亡くなった後もいろいろな作品が発掘されて出てくる Tom Petty 。良いものが多いので歓迎しております。今回はライブ!
Tom Petty & The Heartbreakers 、"Live at the Fillmore 1997" です。昨年末出たもので、2枚組の通常盤と4枚組のデラックス盤がありますが、わたしは当然、デラックス盤。58トラック入り。
タイトルのとおり、1997年1〜2月に6回行われたアメリカ・サンフランシスコの有名なコンサート会場・フィルモアでのショーの演奏曲が収録されています。
1997年っていうと、もう20年以上前かぁ・・・。当時の彼らの状況はというと、サントラ "She's The One" を出した後で、メンバーとして表記されているのは Tom 、Mike Campbell 、Benmont Tench 、Howie Epstein というおなじみの顔ぶれに加え、ギターで Scott Thurston 、それに The Heartbreakers デビュー以来ドラムを務めてきた Stan Lynch が1994年に脱退しているため、代わって Steve Ferrone という陣容になっております。
彼らはスタジオ作品だけでなく、ライブでも評価の高いバンドで、その実力の片鱗は "Pack Up The Plantation" や "The Live Anthology" でもうかがえますし、本作も期待に違わぬ充実した内容です。
この時点ですでにベテランの域にあった彼らですが、演奏は元気いっぱい!
それと本作を聴いて改めて思ったのは、芸達者な人たちだなぁ、と。単なる「上手い」ロックバンドではなく、お客を盛り上げ楽しませる演奏ができるロックバンドなのだと。
Roger McGuinn と John Lee Hooker がゲスト参加(それぞれ別の日)。
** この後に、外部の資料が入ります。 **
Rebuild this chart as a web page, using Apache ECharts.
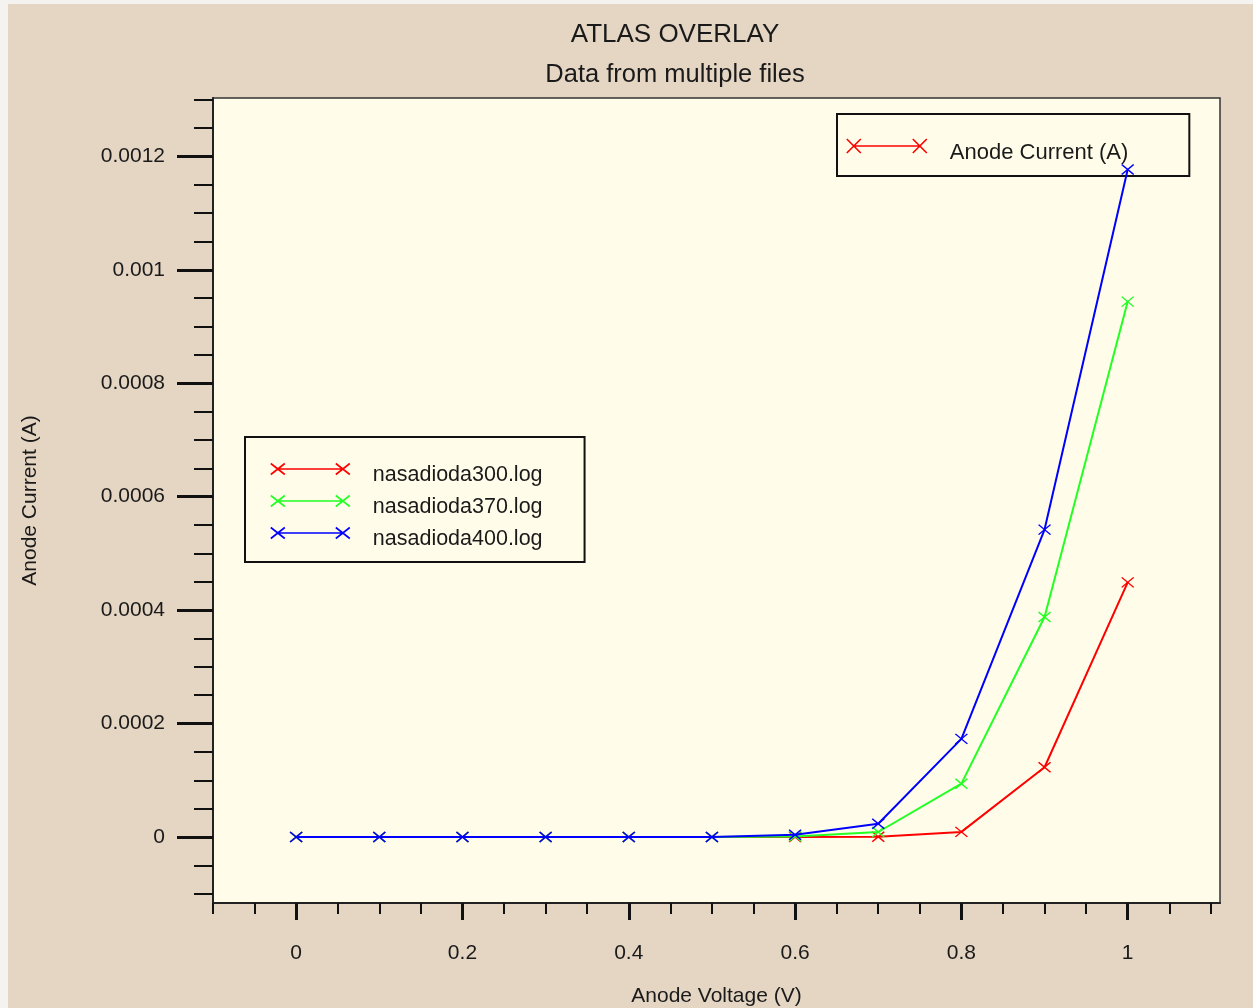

お二人とも大物ですが、タイプが全然違いますけど。でもまったく問題なし。どちらも違和感なく自分たちのライブに乗せてしまう懐の広さがあります。"Eight Miles High" なんか、ちょっとモタモタっとしたオリジナルより、ぐっと引き締まったこっちの方が好きかも。
他のカバーもおもしろいです。Dylan 、Stones 、(ロックバンドならみんな演りそうな)Chuck Berry あたりは、彼らだといかにもというところで意外性、ないのですが、他にも Van Morrison 、The Kinks に J. J. Cale に Grateful Dead に Johnny Kidd & The Pirates にと。みんな知ってる "You Are My Sunshine"(中学の時、英語の授業で歌わされたわ)に『007/ゴールドフィンガー』のテーマ曲までありますよ。守備範囲、広いな。
オリジナル曲で注目は "Heartbreakers Beach Party" 。こんな曲、今まで知りませんでした。シングルのB面曲だったそう。なるほどB面曲っぽいお遊びソングですが、お客さん、ウケてるし、みんな知ってるらしい。やっぱ、本国のファンは違うなぁ。"The Wild One, Forever" 〜 "Even the Losers" 〜 "American Girl" と初期の曲が続くところは、心なしかノスタルジック。オールドファンへのサービスでしようか。
計4時間超。たっぷり楽しめます。